Irving tapped Viveca on the arm, interrupting her interview with the pilot. “I got somebody here, on the line from Moscow. He can help explain what’s going on in the place where the hijacker comes from. His name is Viktor Gulko, he’s the President of the Federation’s right-hand man. Mr. Gulko, you’re on the air to everybody in America. First tell us what’s the state of the war down in Nagorno-whatever.”

That was a softball to let the man wake up and gather his thoughts. Irving knew what he wanted Gulko for, and knew that what he would ask for was in the Russian Federation’s best interests. The question was a setup for a yes, would advance the story, and might even help the President in his tight spot. As the Russian aide sketched the outlines of the ethnic strife between Armenians and Azeris, it occurred to Irving that he could make a reporter out of the woman seated next to him. He wrote out for Viveca: “Bust in with—would you be willing to call your contacts down in that republic and get them to find someone who will try to talk the hijacker out of her plan? We can patch whoever it is through to the plane.”

One thing about Viveca—in a fluid situation, she took direction. She waited until Irving was in the middle of a question about the cause of the Armenian uprising to put her hand on his arm, on camera, and say: “Let me break in, Mr.

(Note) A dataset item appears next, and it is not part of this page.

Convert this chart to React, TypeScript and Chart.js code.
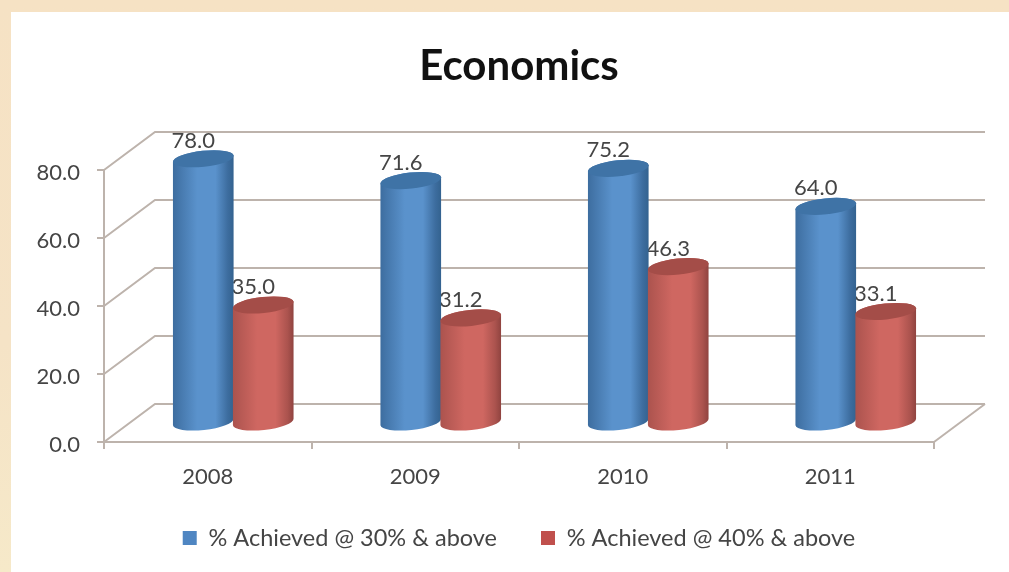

Gulko, with this question: would you be willing, right this minute, to call your contacts down in that republic and get them to find someone who will talk the hijacker out of her plan?”

“Well, yes, of course,” Gulko said after the briefest hesitation, perhaps aware he was broadcasting to millions from his bed. “I will first call my superior, who will call the Russian President. I am sure he will be eager for us to do all we can to help avert this danger to the life of the President of the United States. When I get the Armenian leader who can help, or perhaps a relative of the hijacker, I will use the hotline to the White House?”

“The switchboard may be jammed,” said Irving, picking up on the Russian’s rising inflection. He wanted to maintain control of the communication. “Call this number, and we’ll patch you through to Whacka and onto the plane.” He took off his lapel mike and gave him the number, hoping it would not go over the air to let every nut call in.
Gulko would know what Whacka was; the KGB tapped its transmissions often enough.